Wednesday, February 09, 2011
To celebrate my forced time indoors, I am working on taking beady pictures. These are from the same batch as I've showcased in recent blog articles. The body is a porcelain clay and the sprigs are a brown stoneware clay. They sprigs have been pierced with a needle tool (a sock size knitting needle to be precise). The beads were fired and a black underglaze was applied with a brush and then sponged off. The entire bead was glazed with Victorian Red from Mayco and fired again.
I am still working to figure a solution. The easy solution is to not to make any more of the green beads and try a different color such as transparent blue, but I really like this transparent green so I keep trying.
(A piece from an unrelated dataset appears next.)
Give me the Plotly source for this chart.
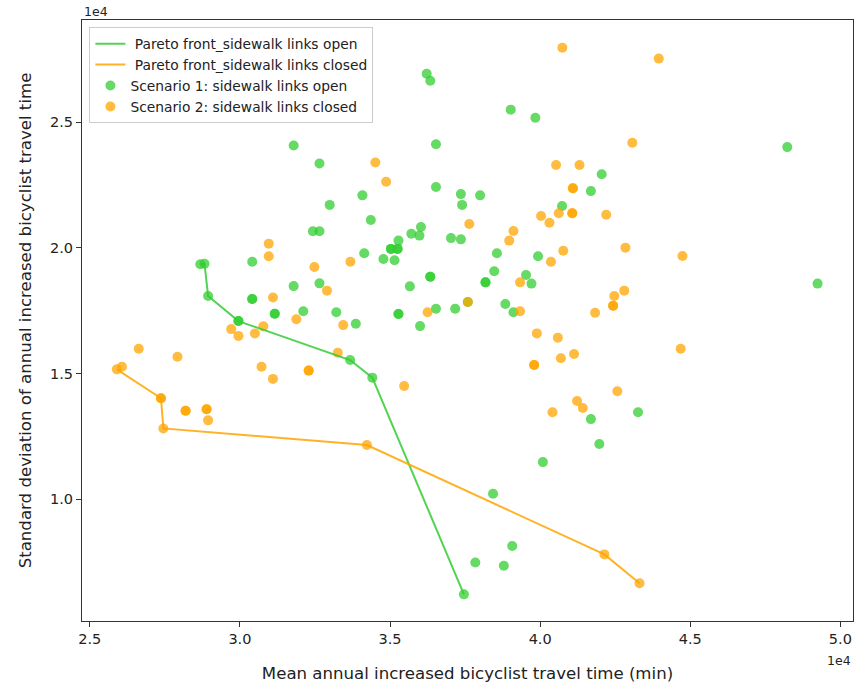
import plotly.graph_objects as go

# Scenario 1: sidewalk links open (mean, std) in 1e4 minutes units
open_x = [2.868, 2.882, 2.894, 2.995, 2.995, 3.367, 3.441, 3.746,
          3.179, 3.265, 3.243, 3.265, 3.041, 3.179, 3.041, 3.041, 3.116, 3.116,
          3.211, 3.265, 3.653, 3.653, 3.736, 3.800, 3.408, 3.740, 3.299, 3.436,
          3.603, 3.571, 3.598, 3.528, 3.503, 3.503, 3.525, 3.525, 3.703, 3.736,
          3.414, 3.478, 3.515, 3.856, 3.847, 3.818, 3.818, 3.634, 3.634, 3.566,
          3.321, 3.528, 3.528, 3.653, 3.717, 3.884, 3.911, 3.993, 3.953, 3.971,
          4.073, 3.759, 4.823, 4.205, 4.169, 4.924, 3.600, 3.386, 4.169, 4.326,
          4.197, 4.009, 3.843, 3.907, 3.784, 3.879, 3.622, 3.634, 3.902, 3.984]
open_y = [1.935, 1.937, 1.809, 1.709, 1.709, 1.554, 1.484, 0.622,
          2.407, 2.336, 2.066, 2.066, 1.945, 1.848, 1.797, 1.797, 1.738, 1.738,
          1.748, 1.859, 2.412, 2.242, 2.214, 2.209, 2.209, 2.171, 2.171, 2.111,
          2.083, 2.056, 2.049, 2.029, 1.996, 1.996, 1.996, 1.996, 2.039, 2.034,
          1.979, 1.956, 1.951, 1.979, 1.907, 1.863, 1.863, 1.885, 1.885, 1.847,
          1.744, 1.737, 1.737, 1.758, 1.758, 1.777, 1.744, 1.967, 1.892, 1.858,
          2.167, 1.785, 2.401, 2.293, 2.226, 1.858, 1.689, 1.698, 1.319, 1.346,
          1.220, 1.148, 1.022, 0.814, 0.749, 0.736, 2.693, 2.665, 2.550, 2.518]

# Scenario 2: sidewalk links closed
closed_x = [2.590, 2.737, 2.737, 2.745, 3.423, 4.214, 4.331,
            2.607, 3.096, 3.096, 3.248, 3.110, 3.451, 3.487, 3.764, 3.368, 3.290,
            3.625, 3.759, 4.053, 4.131, 4.109, 4.109, 4.107, 4.107, 4.062, 4.003,
            4.031, 3.911, 3.897, 4.077, 4.036, 3.933, 3.933, 4.074, 4.395, 4.307,
            4.220, 4.284, 4.474, 4.280, 4.247, 4.243, 4.243, 4.183, 3.989, 4.059,
            4.069, 4.113, 3.980, 3.980, 4.468, 4.257, 4.123, 4.142, 4.041, 3.188,
            3.344, 2.971, 2.995, 3.050, 3.078, 2.663, 2.792, 3.326, 3.072, 3.110,
            3.229, 3.229, 3.547, 2.819, 2.819, 2.889, 2.889, 2.894]
closed_y = [1.517, 1.402, 1.402, 1.282, 1.216, 0.781, 0.666,
            1.527, 2.017, 1.967, 1.924, 1.803, 2.340, 2.263, 2.095, 1.945, 1.830,
            1.744, 1.785, 2.330, 2.330, 2.237, 2.237, 2.138, 2.138, 2.138, 2.127,
            2.100, 2.067, 2.029, 1.989, 1.945, 1.863, 1.748, 2.796, 2.753, 2.418,
            2.132, 2.001, 1.968, 1.830, 1.809, 1.770, 1.770, 1.742, 1.660, 1.643,
            1.561, 1.578, 1.534, 1.534, 1.599, 1.430, 1.391, 1.363, 1.346, 1.716,
            1.693, 1.677, 1.650, 1.660, 1.688, 1.599, 1.567, 1.583, 1.527, 1.479,
            1.512, 1.512, 1.451, 1.352, 1.352, 1.358, 1.358, 1.314]

# Pareto fronts
pareto_open_x = [2.868, 2.882, 2.894, 2.995, 3.367, 3.441, 3.746]
pareto_open_y = [1.935, 1.937, 1.809, 1.709, 1.554, 1.484, 0.622]
pareto_closed_x = [2.590, 2.737, 2.745, 3.423, 4.214, 4.331]
pareto_closed_y = [1.517, 1.402, 1.282, 1.216, 0.781, 0.666]

x_ticks = [2.5, 3.0, 3.5, 4.0, 4.5, 5.0]
x_tick_labels = ["2.5", "3.0", "3.5", "4.0", "4.5", "5.0"]
y_ticks = [1.0, 1.5, 2.0, 2.5]
y_tick_labels = ["1.0", "1.5", "2.0", "2.5"]

S = 1e4
sc = lambda a: [v * S for v in a]

GREEN_PT = "rgba(50,205,50,0.75)"
ORANGE_PT = "rgba(255,165,0,0.75)"
GREEN_LN = "rgba(50,205,50,0.85)"
ORANGE_LN = "rgba(255,165,0,0.85)"
FONT = "DejaVu Sans"
TXT = "#222"

fig = go.Figure()
fig.add_trace(go.Scatter(x=sc(open_x), y=sc(open_y), mode="markers",
                         name="Scenario 1: sidewalk links open", legendrank=3,
                         marker=dict(size=10, color=GREEN_PT, line=dict(width=0))))
fig.add_trace(go.Scatter(x=sc(closed_x), y=sc(closed_y), mode="markers",
                         name="Scenario 2: sidewalk links closed", legendrank=4,
                         marker=dict(size=10, color=ORANGE_PT, line=dict(width=0))))
fig.add_trace(go.Scatter(x=sc(pareto_open_x), y=sc(pareto_open_y), mode="lines",
                         name=" Pareto front_sidewalk links open", legendrank=1,
                         line=dict(color=GREEN_LN, width=2)))
fig.add_trace(go.Scatter(x=sc(pareto_closed_x), y=sc(pareto_closed_y), mode="lines",
                         name=" Pareto front_sidewalk links closed", legendrank=2,
                         line=dict(color=ORANGE_LN, width=2)))

axis_common = dict(showline=True, mirror=True, linecolor="#333", linewidth=1,
                   ticks="outside", ticklen=5, tickwidth=1, tickcolor="#333",
                   showgrid=False, zeroline=False, automargin=False,
                   tickfont=dict(family=FONT, size=14.5, color=TXT))

fig.update_xaxes(range=[24740, 50420], tickvals=sc(x_ticks), ticktext=x_tick_labels,
                 title=dict(text="Mean annual increased bicyclist travel time (min)",
                            font=dict(family=FONT, size=16.6, color=TXT), standoff=20),
                 **axis_common)
fig.update_yaxes(range=[5160, 29065], tickvals=sc(y_ticks), ticktext=y_tick_labels,
                 title=dict(text="Standard deviation of annual increased bicyclist travel time",
                            font=dict(family=FONT, size=16.6, color=TXT), standoff=14),
                 **axis_common)

fig.add_annotation(text="1e4", xref="paper", yref="paper", x=0, y=1,
                   xanchor="left", yanchor="bottom", showarrow=False, yshift=-1,
                   font=dict(family=FONT, size=12.5, color=TXT))
fig.add_annotation(text="1e4", xref="paper", yref="paper", x=1, y=0,
                   xanchor="right", yanchor="top", showarrow=False, yshift=-30,
                   font=dict(family=FONT, size=12.5, color=TXT))

fig.update_layout(
    width=855, height=685,
    margin=dict(l=82, r=2, t=20, b=64, autoexpand=False),
    plot_bgcolor="white", paper_bgcolor="white",
    font=dict(family=FONT, size=14, color=TXT),
    legend=dict(x=0.0096, y=0.988, xanchor="left", yanchor="top",
                bgcolor="rgba(255,255,255,0.8)", bordercolor="#ccc", borderwidth=1,
                font=dict(family=FONT, size=13.8, color=TXT), itemwidth=30),
)

fig.write_html("out.html", config={"displayModeBar": False},
               post_script="document.body.style.margin='0';document.body.style.overflow='hidden';")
I was having much the same problem with the red beads, too, so eventually if I keep working on this, I hope to figure it out. Too bad the solution for the red beads would work on the green beads, but it does not. The solution for the red beads was to move the 'natural sunlight' lights back a few inches. Perhaps I need to move the light back even further for the green beads? We'll see ... I wonder if my camera is about to croak. Hmmmm ... I sure hope not!
Tuesday, February 08, 2011
I did not apply black underglaze to these sprigs like I did most of the others. At first I was not sure I liked this effect but I have come to like it, especially because it does bounce the light in the manner it does. Using a certain color of clay body to achieve a certain color effect reminds me of painting with watercolors.
Before I was into pottery, painting was my thing and I painted in watercolors. Someday I plan to include a small 'gallery' of my paintings on my website. Someday ... there's that word ... but really, someday. Maybe soon. Next year? We'll see.
Back then I had a large palate of watercolors and took my time working through a book by Nita Leland titled "Exploring Color". There are 88 exercises in the book and it took me a long time because I kept going back and trying different palette combinations. If you are an artist and you love color, I highly recommend this book. Not only is it a ton OH fun, you will never forget what you've learned.